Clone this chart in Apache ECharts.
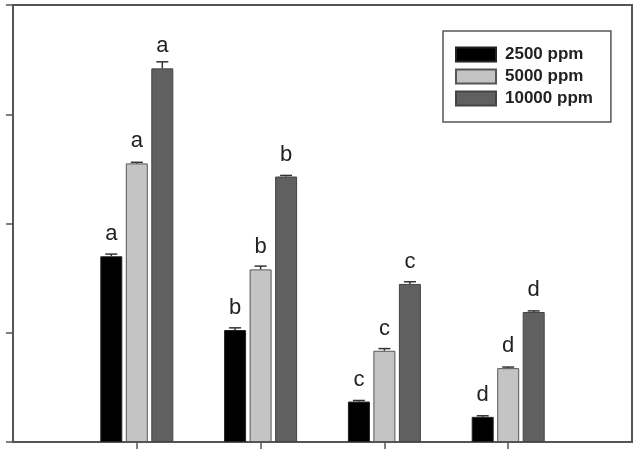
<!DOCTYPE html>
<html>
<head>
<meta charset="utf-8">
<script src="https://cdn.jsdelivr.net/npm/echarts@6/dist/echarts.min.js"></script>
<style>html,body{margin:0;padding:0;background:#fff}#c{width:639px;height:449px}</style>
</head>
<body>
<div id="c"></div>
<script>
// Data
const categories = ['', 'G1', 'G2', 'G3', 'G4', ''];
const seriesNames = ['2500 ppm', '5000 ppm', '10000 ppm'];
const v2500  = [null, 1.70, 1.025, 0.37, 0.23, null];
const v5000  = [null, 2.55, 1.58, 0.835, 0.676, null];
const v10000 = [null, 3.42, 2.43, 1.447, 1.19, null];
const e2500  = [null, 0.02, 0.02, 0.01, 0.01, null];
const e5000  = [null, 0.01, 0.03, 0.02, 0.01, null];
const e10000 = [null, 0.06, 0.01, 0.02, 0.01, null];
const l2500  = ['', 'a', 'b', 'c', 'd', ''];
const l5000  = ['', 'a', 'b', 'c', 'd', ''];
const l10000 = ['', 'a', 'b', 'c', 'd', ''];
const yTicks = [0, 1, 2, 3, 4];

const values = [v2500, v5000, v10000];
const errors = [e2500, e5000, e10000];
const letters = [l2500, l5000, l10000];
const colors = ['#000000', '#c4c4c4', '#606060'];
const borders = ['#222222', '#555555', '#444444'];
const BAR_W = 22, GAP = 3.5;

const chart = echarts.init(document.getElementById('c'), null, {renderer: 'canvas'});
const series = [];
values.forEach((vals, si) => {
  series.push({
    name: seriesNames[si],
    type: 'bar',
    data: vals,
    barWidth: BAR_W,
    barGap: (GAP / BAR_W * 100) + '%',
    itemStyle: {color: colors[si], borderColor: borders[si], borderWidth: 1},
    label: {
      show: true, position: 'top', distance: 11,
      fontFamily: 'Liberation Sans', fontSize: 22, color: '#222',
      formatter: p => letters[si][p.dataIndex] || ''
    },
    z: 2
  });
});
values.forEach((vals, si) => {
  const pts = [];
  vals.forEach((v, i) => { if (v != null) pts.push([i, v, errors[si][i]]); });
  series.push({
    type: 'custom',
    silent: true,
    coordinateSystem: 'cartesian2d',
    encode: {x: 0, y: 1},
    data: pts,
    renderItem: (params, api) => {
      const i = api.value(0), v = api.value(1), e = api.value(2);
      const off = (si - 1) * (BAR_W + GAP);
      const top = api.coord([i, v + e]);
      const base = api.coord([i, v]);
      const x = top[0] + off;
      return {
        type: 'group',
        children: [
          {type: 'line', shape: {x1: x, y1: base[1], x2: x, y2: top[1]}, style: {stroke: '#333', lineWidth: 1.5}},
          {type: 'line', shape: {x1: x - 6, y1: top[1], x2: x + 6, y2: top[1]}, style: {stroke: '#333', lineWidth: 1.5}}
        ]
      };
    },
    z: 5
  });
});

chart.setOption({
  animation: false,
  backgroundColor: '#fff',
  grid: {left: 13, top: 5, right: 7, bottom: 7, show: true, borderColor: '#555', borderWidth: 2, backgroundColor: 'transparent'},
  legend: {
    data: seriesNames,
    orient: 'vertical',
    left: 443, top: 31,
    padding: [15, 18, 15, 12],
    itemWidth: 40, itemHeight: 14, itemGap: 5,
    borderColor: '#555', borderWidth: 1.5, borderRadius: 0,
    textStyle: {fontFamily: 'Liberation Sans', fontSize: 17, fontWeight: 'bold', color: '#222', padding: [0, 0, 0, 4]},
    icon: 'rect'
  },
  xAxis: {
    type: 'category', data: categories, boundaryGap: false,
    axisLine: {lineStyle: {color: '#555', width: 2}},
    axisTick: {show: true, inside: false, length: 7, lineStyle: {color: '#555', width: 1.5},
      interval: (idx) => idx >= 1 && idx <= 4},
    axisLabel: {show: false},
    splitLine: {show: false}
  },
  yAxis: {
    type: 'value', min: yTicks[0], max: yTicks[yTicks.length - 1], interval: 1,
    axisLine: {show: true, lineStyle: {color: '#555', width: 2}},
    axisTick: {show: true, inside: false, length: 7, lineStyle: {color: '#555', width: 1.5}},
    axisLabel: {show: false},
    splitLine: {show: false}
  },
  series: series
});
</script>
</body>
</html>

○ ○ ○ ○ ○

INSTRUCTIONS TO FOLLOW - Reproduce every line of the material precisely, omitting its pictures.

REPLY -
Clone this chart in Apache ECharts.
<!DOCTYPE html>
<html>
<head>
<meta charset="utf-8">
<script src="https://cdn.jsdelivr.net/npm/echarts@6/dist/echarts.min.js"></script>
<style>html,body{margin:0;padding:0;background:#fff}#c{width:639px;height:449px}</style>
</head>
<body>
<div id="c"></div>
<script>
// Data
const categories = ['', 'G1', 'G2', 'G3', 'G4', ''];
const seriesNames = ['2500 ppm', '5000 ppm', '10000 ppm'];
const v2500  = [null, 1.70, 1.025, 0.37, 0.23, null];
const v5000  = [null, 2.55, 1.58, 0.835, 0.676, null];
const v10000 = [null, 3.42, 2.43, 1.447, 1.19, null];
const e2500  = [null, 0.02, 0.02, 0.01, 0.01, null];
const e5000  = [null, 0.01, 0.03, 0.02, 0.01, null];
const e10000 = [null, 0.06, 0.01, 0.02, 0.01, null];
const l2500  = ['', 'a', 'b', 'c', 'd', ''];
const l5000  = ['', 'a', 'b', 'c', 'd', ''];
const l10000 = ['', 'a', 'b', 'c', 'd', ''];
const yTicks = [0, 1, 2, 3, 4];

const values = [v2500, v5000, v10000];
const errors = [e2500, e5000, e10000];
const letters = [l2500, l5000, l10000];
const colors = ['#000000', '#c4c4c4', '#606060'];
const borders = ['#222222', '#555555', '#444444'];
const BAR_W = 22, GAP = 3.5;

const chart = echarts.init(document.getElementById('c'), null, {renderer: 'canvas'});
const series = [];
values.forEach((vals, si) => {
  series.push({
    name: seriesNames[si],
    type: 'bar',
    data: vals,
    barWidth: BAR_W,
    barGap: (GAP / BAR_W * 100) + '%',
    itemStyle: {color: colors[si], borderColor: borders[si], borderWidth: 1},
    label: {
      show: true, position: 'top', distance: 11,
      fontFamily: 'Liberation Sans', fontSize: 22, color: '#222',
      formatter: p => letters[si][p.dataIndex] || ''
    },
    z: 2
  });
});
values.forEach((vals, si) => {
  const pts = [];
  vals.forEach((v, i) => { if (v != null) pts.push([i, v, errors[si][i]]); });
  series.push({
    type: 'custom',
    silent: true,
    coordinateSystem: 'cartesian2d',
    encode: {x: 0, y: 1},
    data: pts,
    renderItem: (params, api) => {
      const i = api.value(0), v = api.value(1), e = api.value(2);
      const off = (si - 1) * (BAR_W + GAP);
      const top = api.coord([i, v + e]);
      const base = api.coord([i, v]);
      const x = top[0] + off;
      return {
        type: 'group',
        children: [
          {type: 'line', shape: {x1: x, y1: base[1], x2: x, y2: top[1]}, style: {stroke: '#333', lineWidth: 1.5}},
          {type: 'line', shape: {x1: x - 6, y1: top[1], x2: x + 6, y2: top[1]}, style: {stroke: '#333', lineWidth: 1.5}}
        ]
      };
    },
    z: 5
  });
});

chart.setOption({
  animation: false,
  backgroundColor: '#fff',
  grid: {left: 13, top: 5, right: 7, bottom: 7, show: true, borderColor: '#555', borderWidth: 2, backgroundColor: 'transparent'},
  legend: {
    data: seriesNames,
    orient: 'vertical',
    left: 443, top: 31,
    padding: [15, 18, 15, 12],
    itemWidth: 40, itemHeight: 14, itemGap: 5,
    borderColor: '#555', borderWidth: 1.5, borderRadius: 0,
    textStyle: {fontFamily: 'Liberation Sans', fontSize: 17, fontWeight: 'bold', color: '#222', padding: [0, 0, 0, 4]},
    icon: 'rect'
  },
  xAxis: {
    type: 'category', data: categories, boundaryGap: false,
    axisLine: {lineStyle: {color: '#555', width: 2}},
    axisTick: {show: true, inside: false, length: 7, lineStyle: {color: '#555', width: 1.5},
      interval: (idx) => idx >= 1 && idx <= 4},
    axisLabel: {show: false},
    splitLine: {show: false}
  },
  yAxis: {
    type: 'value', min: yTicks[0], max: yTicks[yTicks.length - 1], interval: 1,
    axisLine: {show: true, lineStyle: {color: '#555', width: 2}},
    axisTick: {show: true, inside: false, length: 7, lineStyle: {color: '#555', width: 1.5}},
    axisLabel: {show: false},
    splitLine: {show: false}
  },
  series: series
});
</script>
</body>
</html>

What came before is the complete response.